_THE EXERCISE_:
Extract the lines from the start through the line that holds "import * as d3 from 'd3';", both included, omitting all images.

════════════════

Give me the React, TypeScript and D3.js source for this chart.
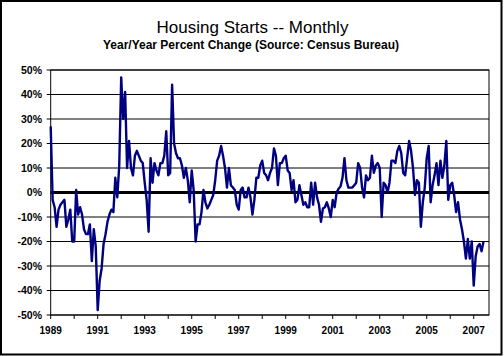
import React from 'react';
import * as d3 from 'd3';

// Housing starts, year/year % change, monthly from Jan 1989
const startYear = 1989;
const pctChange: number[] = [
  // 1989
  27, -3, -6, -14, -7, -5, -4, -3, -14, -11, -7, -20,
  // 1990
  -20, 1, -9, -6, -9, -15, -17, -17, -13, -28, -15, -22,
  // 1991
  -48, -36, -31, -21, -17, -12, -9, -7, -8, 6, -2, 11,
  // 1992
  47, 30, 41, 10, 21, 10, 7, 15, 17, 15, 13, 12,
  // 1993
  4, -3, -16, 14, 4, 12, 9, 7, 12, 12, 15, 25,
  // 1994
  7, 8, 44, 20, 16, 14, 14, 11, 6, 10, 5, -4,
  // 1995
  9, 1, -20, -13, -13, -8, 1, -4, -6.5, -5, -3, -1,
  // 1996
  5, 13, 15, 19, 15, 10, 2, 10, 3, 2, 1, -5,
  // 1997
  -7, 1, 2, -2, -2, 2, -2, -9, -3, 6, 6, 11,
  // 1998
  13, 8, 7, 5, 8, 10, 18, 15, 3, 12, 12, 14,
  // 1999
  15, 9, 8, 1, 5, -4, -3, 3, -1, -5, -4, -6,
  // 2000
  -6, 4, -5, 4, -2, -5, -12, -6.5, -6, -4, -6.5, -10,
  // 2001
  -3, -6, 0, 1.5, 2.5, 6, 14, 5, 2, 2, 2, 3,
  // 2002
  4, 12, 10, 2, -2, 7, 5, 6, 15, 8, 11, 12,
  // 2003
  10, -10, 4, 3, 0, 4, 13, 13, 12, 17, 19, 16,
  // 2004
  8, 7, 14, 21, 17, 10, -1, 5, 4, -14, -4, 2,
  // 2005
  14, 19, -4, 3, 7, 12, 3, 13, 6, 11, 21, -3,
  // 2006
  3, 4, -1, -8, -4, -11, -15, -20, -27, -19, -27, -20,
  // 2007
  -38, -26, -22, -21, -24, -20,
];

const yTickValues = [50, 40, 30, 20, 10, 0, -10, -20, -30, -40, -50];
const xTickYears = d3.range(1989, 2008);
const xLabelYears = [1989, 1991, 1993, 1995, 1997, 1999, 2001, 2003, 2005, 2007];

const titleText = 'Housing Starts -- Monthly';
const subtitleText = 'Year/Year Percent Change (Source: Census Bureau)';

export default function App() {
  const W = 504;
  const H = 356;
  const left = 50.7;
  const right = 489;
  const top = 70;
  const bottom = 315;

  const x = d3.scaleLinear().domain([0, 223.8]).range([left, right]);
  const y = d3.scaleLinear().domain([-50, 50]).range([bottom, top]);

  const line = d3
    .line<number>()
    .x((_, i) => x(i))
    .y((d) => y(d));

  const font = '"Liberation Sans", Arial, sans-serif';

  return (
    <svg
      width={W}
      height={H}
      style={{ position: 'absolute', left: 0, top: 0, background: '#fff' }}
      fontFamily={font}
    >
      <rect x={0} y={0} width={W} height={H} fill="#fff" />
      <rect x={1} y={1} width={500.5} height={353.5} fill="none" stroke="#000" strokeWidth={2} />

      <text x={252.5} y={32.5} textAnchor="middle" fontSize={17} fill="#000">
        {titleText}
      </text>
      <text x={251} y={48.5} textAnchor="middle" fontSize={12} fontWeight="bold" fill="#000">
        {subtitleText}
      </text>

      {/* gridlines */}
      {yTickValues.map((v) => (
        <line
          key={'g' + v}
          x1={left - 4}
          x2={right}
          y1={y(v)}
          y2={y(v)}
          stroke="#000"
          strokeWidth={v === 0 ? 0 : 1}
        />
      ))}

      {/* plot area border */}
      <rect x={left} y={top} width={right - left} height={bottom - top} fill="none" stroke="#000" strokeWidth={1} />

      {/* zero line */}
      <line x1={left} x2={right} y1={y(0)} y2={y(0)} stroke="#000" strokeWidth={3} />

      {/* y labels */}
      {yTickValues.map((v) => (
        <text
          key={'yl' + v}
          x={42}
          y={y(v) + 3.7}
          textAnchor="end"
          fontSize={10.5}
          fontWeight="bold"
          fill="#000"
        >
          {v + '%'}
        </text>
      ))}

      {/* x ticks */}
      {xTickYears.map((yr) => {
        const xx = x((yr - startYear) * 12);
        return <line key={'xt' + yr} x1={xx} x2={xx} y1={bottom} y2={bottom + 4} stroke="#000" strokeWidth={1} />;
      })}
      {xLabelYears.map((yr) => (
        <text
          key={'xl' + yr}
          x={x((yr - startYear) * 12)}
          y={334.3}
          textAnchor="middle"
          fontSize={10}
          fontWeight="bold"
          fill="#000"
        >
          {String(yr)}
        </text>
      ))}

      {/* data line */}
      <path d={line(pctChange) || ''} fill="none" stroke="#000080" strokeWidth={2.4} strokeLinejoin="round" />
    </svg>
  );
}
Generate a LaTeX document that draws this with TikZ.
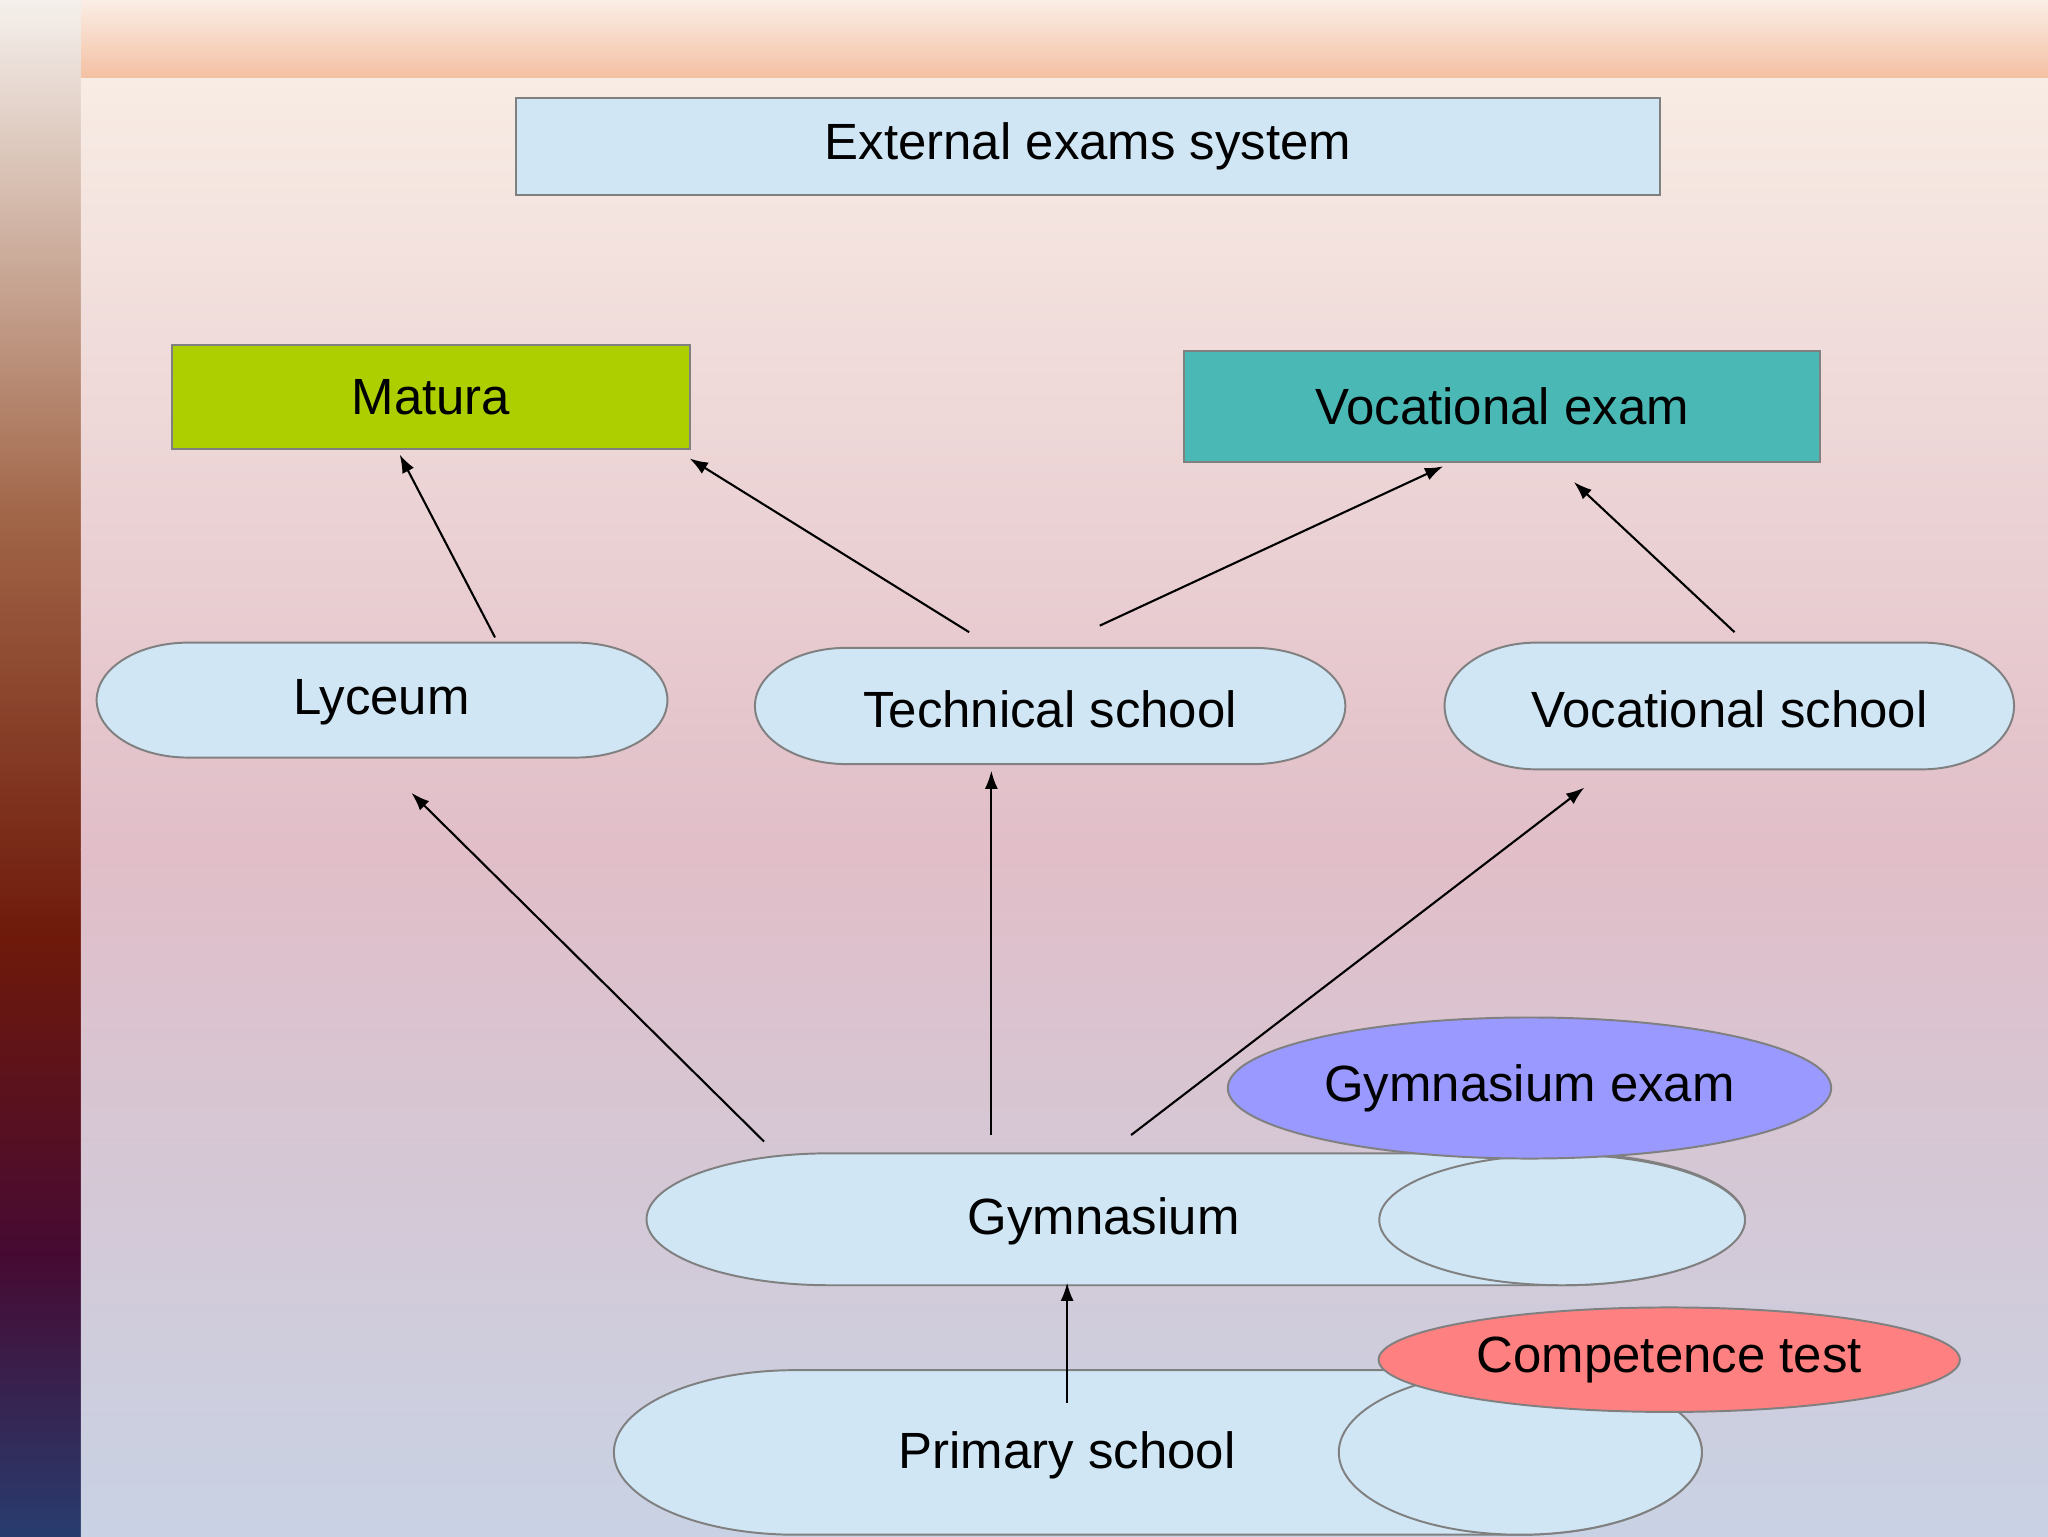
\documentclass[tikz,border=0pt]{standalone}
\usepackage{fontspec}
\setmainfont{Liberation Sans}
\usetikzlibrary{shapes.geometric,arrows.meta}
\definecolor{boxblue}{RGB}{208,230,245}
\definecolor{matura}{RGB}{173,207,0}
\definecolor{voc}{RGB}{74,184,180}
\definecolor{gex}{RGB}{153,153,255}
\definecolor{comp}{RGB}{255,128,128}
\definecolor{edge}{RGB}{128,128,128}
\newcommand{\mypill}[5]{% x1 y1 x2 y2 rx
  \pgfmathsetmacro{\ry}{(#4-#2)/2}
  \draw[pillst] (#1+#5,#2) -- (#3-#5,#2) arc[start angle=90,end angle=-90,x radius=#5,y radius=-\ry]
   -- (#1+#5,#4) arc[start angle=270,end angle=90,x radius=#5,y radius=-\ry] -- cycle;}
\begin{document}
\begin{tikzpicture}[x=1pt,y=-1pt,
  txt/.style={font=\fontsize{39}{42}\selectfont,text=black},
  rect/.style={draw=edge,line width=1.5pt,inner sep=0pt},
  pillst/.style={draw=edge,line width=1.5pt,fill=boxblue},
  ell/.style={ellipse,draw=edge,line width=1.5pt,inner sep=0pt},
  arr/.style={-{Latex[length=14pt,width=10pt]},line width=1.6pt}]
\useasboundingbox (0,0) rectangle (1568,1176);
% background
\shade[top color={rgb,255:red,250;green,238;blue,230},bottom color={rgb,255:red,244;green,190;blue,160}] (0,0) rectangle (1568,62);
\shade[top color={rgb,255:red,245;green,240;blue,236},bottom color={rgb,255:red,160;green,100;blue,70}] (0,0) rectangle (62,400);
\shade[top color={rgb,255:red,160;green,100;blue,70},bottom color={rgb,255:red,110;green,25;blue,10}] (0,400) rectangle (62,720);
\shade[top color={rgb,255:red,110;green,25;blue,10},bottom color={rgb,255:red,70;green,10;blue,50}] (0,720) rectangle (62,960);
\shade[top color={rgb,255:red,70;green,10;blue,50},bottom color={rgb,255:red,40;green,60;blue,110}] (0,960) rectangle (62,1176);
\shade[top color={rgb,255:red,248;green,236;blue,228},bottom color={rgb,255:red,225;green,190;blue,200}] (62,60) rectangle (1568,650);
\shade[top color={rgb,255:red,225;green,190;blue,200},bottom color={rgb,255:red,200;green,210;blue,228}] (62,650) rectangle (1568,1176);
% boxes
\node[rect,fill=boxblue,minimum width=876pt,minimum height=74pt,txt] (ext) at (833,112) {External exams system};
\node[rect,fill=matura,minimum width=396pt,minimum height=80pt,txt] (mat) at (330,304) {Matura};
\node[rect,fill=voc,minimum width=487pt,minimum height=85pt,txt] (vex) at (1150,311) {Vocational exam};
% pills
\mypill{74}{492}{511}{580}{70} \node[txt] (lyc) at (292,538) {Lyceum};
\mypill{578}{496}{1030}{585}{70} \node[txt] (tec) at (804,543) {Technical school};
\mypill{1106}{492}{1542}{589}{70} \node[txt] (vsc) at (1324,543) {Vocational school};
\mypill{495}{883}{1336}{984}{140} \node[txt] (gym) at (845,935) {Gymnasium};
\node[ell,fill=boxblue,minimum width=280pt,minimum height=100pt] (gymr) at (1196,934) {};
\node[ell,fill=gex,minimum width=462pt,minimum height=108pt,txt] (gex) at (1171,833) {Gymnasium exam};
\mypill{470}{1049}{1303}{1175}{139} \node[txt] (pri) at (817,1114) {Primary school};
\node[ell,fill=boxblue,minimum width=278pt,minimum height=126pt] (prir) at (1164,1112) {};
\node[ell,fill=comp,minimum width=445pt,minimum height=80pt,txt] (comp) at (1278,1041) {Competence test};
% arrow coordinates
\coordinate (a1s) at (379,488); \coordinate (a1e) at (306,348);
\coordinate (a2s) at (742,484); \coordinate (a2e) at (528,351);
\coordinate (a3s) at (842,479); \coordinate (a3e) at (1105,357);
\coordinate (a4s) at (1328,484); \coordinate (a4e) at (1205,369);
\coordinate (b1s) at (585,874); \coordinate (b1e) at (315,607);
\coordinate (b2s) at (759,869); \coordinate (b2e) at (759,590);
\coordinate (b3s) at (866,869); \coordinate (b3e) at (1213,603);
\coordinate (c1s) at (817,1074); \coordinate (c1e) at (817,982);
\foreach \s/\e in {a1s/a1e,a2s/a2e,a3s/a3e,a4s/a4e,b1s/b1e,b2s/b2e,b3s/b3e,c1s/c1e}
  \draw[arr] (\s) -- (\e);
\end{tikzpicture}
\end{document}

════════════════

_EXERCISE OUTPUT_:
Give me the React, TypeScript and D3.js source for this chart.
import React from 'react';
import * as d3 from 'd3';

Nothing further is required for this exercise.